Persuasion by Jane Austen


Just because I got back late (and I got a request for an update on my reading goals), today you get at Book Report. Stupid Things I've Done will be Friday thing this week. Look for it tomorrow . . .

Some of you may remember that I traveled over to Bristol and Bath a few months ago. On visiting Bath, I learned that the city was once Jane Austen's home and I even visited a Jane Austen Museum. The city was also frequently a setting for Ms. Austen's novels - specifically Northanger Abbey and Persuasion. Though I had not read either of those two novels, I had read both Pride & Prejudice and Emma. So while I was at the museum, I thought I'd pick up one of the novels that was based in the city. Opting for the novel written later in her career, I bought a copy of Persuasion.

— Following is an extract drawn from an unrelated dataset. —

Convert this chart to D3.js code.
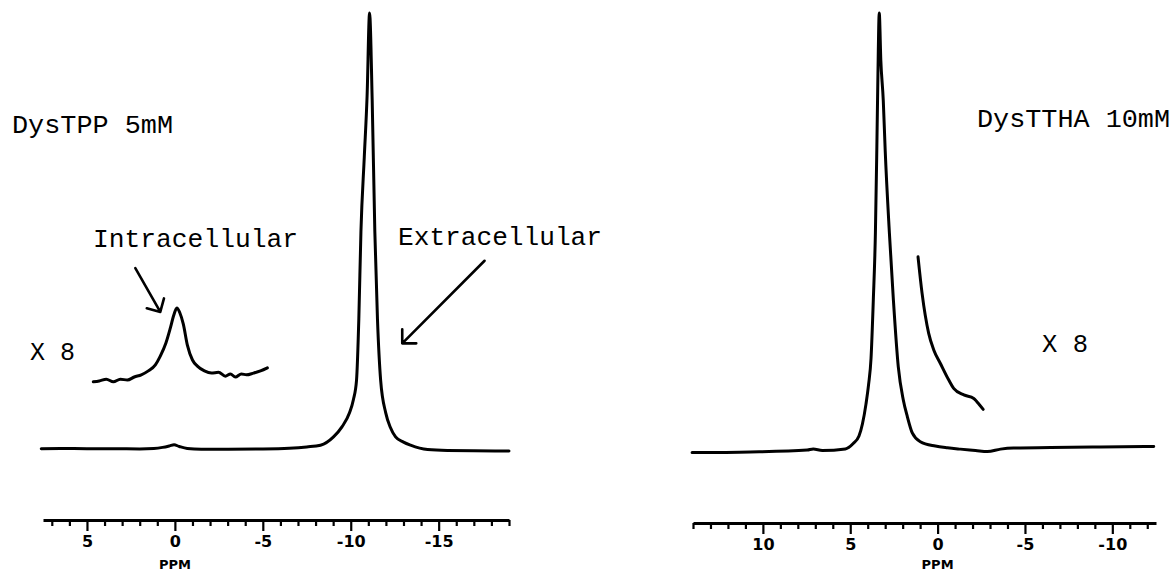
<!DOCTYPE html>
<html>
<head>
<meta charset="utf-8">
<script src="https://cdn.jsdelivr.net/npm/d3@7"></script>
<style>
  body { margin: 0; background: #fff; }
  svg { display: block; }
  .spec { fill: none; stroke: #000; stroke-width: 3; stroke-linejoin: round; stroke-linecap: round; }
  .arrow { fill: none; stroke: #000; stroke-width: 2.6; stroke-linecap: round; stroke-linejoin: round; }
  .label { font-family: "Liberation Mono", monospace; font-size: 25px; fill: #000; }
  .axis path.domain { stroke: #000; stroke-width: 3; }
  .axis line { stroke: #000; stroke-width: 2.2; }
  .axis text { font-family: "DejaVu Sans", sans-serif; font-weight: bold; font-size: 16px; fill: #000; }
  .unit { font-family: "DejaVu Sans", sans-serif; font-weight: bold; font-size: 13px; fill: #000; }
</style>
</head>
<body>
<div id="chart"></div>
<script>
// DysTPP 5mM : [ppm, intensity] (main peak = 100)
const tppMain = [
  [7.6, 0.3], [6.5, 0.35], [5, 0.3], [3.5, 0.3], [2, 0.25], [1.2, 0.35], [0.7, 0.6], [0.3, 0.95],
  [0.05, 1.2], [-0.25, 0.8], [-0.7, 0.35], [-1.5, 0.2], [-3, 0.2], [-5, 0.25], [-6.5, 0.4],
  [-7.5, 0.7], [-8.28, 1.1], [-9.02, 3.0], [-9.5, 5.3], [-9.93, 8.5], [-10.15, 11.5], [-10.33, 16],
  [-10.46, 30], [-10.58, 50], [-10.77, 67], [-10.93, 81], [-11.07, 100], [-11.22, 80], [-11.37, 50],
  [-11.52, 30], [-11.7, 16], [-11.99, 8.5], [-12.25, 5.2], [-12.55, 3.0], [-13.0, 1.8], [-13.4, 1.1],
  [-14.37, 0.1], [-15.5, -0.1], [-17, -0.15], [-19, -0.25]
];
// x 8 expansion around the intracellular peak (drawn offset above the baseline)
const tppInset = [
  [4.64, 15.6], [4.30, 15.8], [3.90, 16.2], [3.50, 15.6], [3.10, 16.2], [2.70, 16.0], [2.31, 16.7],
  [1.91, 17.2], [1.51, 18.1], [1.11, 19.5], [0.83, 21.5], [0.51, 24.5], [0.26, 27.9], [0.06, 30.9],
  [-0.11, 32.5], [-0.28, 31.4], [-0.48, 28.8], [-0.71, 24.0], [-1.0, 20.6], [-1.28, 19.2],
  [-1.68, 18.1], [-2.08, 17.6], [-2.48, 17.8], [-2.87, 16.9], [-3.16, 17.4], [-3.44, 16.7],
  [-3.78, 17.4], [-4.07, 17.2], [-4.47, 17.6], [-4.87, 18.1], [-5.26, 18.8]
];
// DysTTHA 10mM
const tthaMain = [
  [14.05, -0.6], [10.73, -0.45], [7.46, 0], [7.12, 0.25], [6.6, -0.1], [5.28, 0.25], [4.83, 1.5],
  [4.5, 3.2], [4.3, 6], [4.1, 10.5], [3.95, 15], [3.81, 21], [3.68, 34.3], [3.56, 49.7], [3.48, 68.6],
  [3.42, 84.7], [3.34, 100], [3.25, 89.2], [3.11, 80], [3.0, 68.6], [2.76, 49.7], [2.53, 34.3],
  [2.25, 19], [1.96, 11.4], [1.73, 7.6], [1.45, 3.9], [0.99, 1.9], [0.13, 0.9], [-0.56, 0.5],
  [-1.3, 0.2], [-2.17, -0.1], [-2.85, -0.35], [-3.6, 0.2], [-4.34, 0.45], [-6.47, 0.55],
  [-9.33, 0.7], [-12.37, 0.8]
];
const tthaInset = [
  [1.12, 44.2], [0.89, 35.9], [0.51, 26.7], [0.22, 22.9], [-0.16, 19.8], [-0.64, 16.0],
  [-0.92, 14.1], [-1.5, 12.6], [-2.07, 11.8], [-2.26, 11.0], [-2.61, 9.3]
];

const tppTicks = d3.range(7, -20, -1);
const tppMajor = [5, 0, -5, -10, -15];
const tthaTicks = d3.range(14, -13, -1);
const tthaMajor = [10, 5, 0, -5, -10];

const panels = [
  { main: tppMain, inset: tppInset, domain: [7.5, -19], range: [43, 509], axisY: 520, unitY: 569,
    ticks: tppTicks, major: tppMajor },
  { main: tthaMain, inset: tthaInset, domain: [14, -12.5], range: [693, 1156], axisY: 523, unitY: 569,
    ticks: tthaTicks, major: tthaMajor }
];

// arrows: [from ppm, from intensity, to ppm, to intensity], left panel
const arrows = [
  [2.25, 41.6, 0.83, 31.6],
  [-17.61, 43.3, -12.93, 24.4]
];

const labels = [
  { text: "DysTPP 5mM", x: 12, y: 133, w: 161 },
  { text: "Intracellular", x: 93, y: 247, w: 205 },
  { text: "Extracellular", x: 398, y: 245, w: 204 },
  { text: "X 8", x: 30, y: 360, w: 45 },
  { text: "DysTTHA 10mM", x: 977, y: 127, w: 193 },
  { text: "X 8", x: 1042, y: 352, w: 46 }
];

const W = 1173, H = 572;
const svg = d3.select("#chart").append("svg").attr("width", W).attr("height", H);
const y = d3.scaleLinear().domain([0, 100]).range([450, 13]);

panels.forEach(p => {
  p.x = d3.scaleLinear().domain(p.domain).range(p.range);
  const line = d3.line().x(d => p.x(d[0])).y(d => y(d[1])).curve(d3.curveMonotoneX);
  svg.append("path").attr("class", "spec").attr("d", line(p.main));
  svg.append("path").attr("class", "spec").attr("d", line(p.inset));

  const g = svg.append("g").attr("class", "axis").attr("transform", `translate(0,${p.axisY})`);
  g.call(d3.axisBottom(p.x).tickValues(p.ticks.filter(t => !p.major.includes(t)))
    .tickSize(6).tickSizeOuter(0).tickFormat(""));
  const g2 = svg.append("g").attr("class", "axis").attr("transform", `translate(0,${p.axisY})`);
  g2.call(d3.axisBottom(p.x).tickValues(p.major).tickSize(11).tickSizeOuter(0)
    .tickPadding(5).tickFormat(d => String(d)));
  g2.select(".domain").remove();

  svg.append("text").attr("class", "unit").attr("text-anchor", "middle")
    .attr("x", p.x(0)).attr("y", p.unitY).text("PPM");
});

const xl = panels[0].x;
arrows.forEach(a => {
  const x0 = xl(a[0]), y0 = y(a[1]), x1 = xl(a[2]), y1 = y(a[3]);
  const ang = Math.atan2(y0 - y1, x0 - x1), len = 14, spread = Math.PI / 4;
  const h1 = [x1 + len * Math.cos(ang + spread), y1 + len * Math.sin(ang + spread)];
  const h2 = [x1 + len * Math.cos(ang - spread), y1 + len * Math.sin(ang - spread)];
  svg.append("path").attr("class", "arrow")
    .attr("d", `M${x0},${y0}L${x1},${y1}M${h1[0]},${h1[1]}L${x1},${y1}L${h2[0]},${h2[1]}`);
});

svg.selectAll("text.label").data(labels).enter().append("text")
  .attr("class", "label")
  .attr("x", d => d.x).attr("y", d => d.y)
  .attr("textLength", d => d.w).attr("lengthAdjust", "spacingAndGlyphs")
  .text(d => d.text);
</script>
</body>
</html>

Reading the novel was a pleasant enough experience. Reading Austen, like reading Shakespeare, takes a little bit of time to get accustomed to. You need to read a few chapters before you get into the language of the era. One thing I can admit was that the book was alive to me. Having just visited the city of Bath, I could easily envision the atmosphere and could picture the places that Austen names in her book. The assembly halls were fresh in my memory and I remember walking The Circus and The Royal Crescent.

Persuasion is quite critical of the Bath aristocracy, painting them as duplicitous and untrustworthy. Simultaneously it idealized the simple values of the country folk. As with the other two novels of Austen's that I have read, the plot focuses on the misunderstanding and miscommunication that occurs between men and women. So it's no surprise that the plot is resolved when the two would-be lovers finally talk frankly to each other instead of relying on their own perceptions and the perceptions of others who might persuade them. Still, a fun read, though.

Since I find it hard to compare Austen to other fiction, I can only compare this work to her others that I've read. I found it more interesting than Emma, but less interesting than Pride and Prejudice.

As far as my 10,000 pages goal, I'm still behind schedule (I have 2 book reports yet to write for you all on other pieces I've completed) but I'm in the neighborhood of 6000 pages with 3 months to go. I better get busy reading!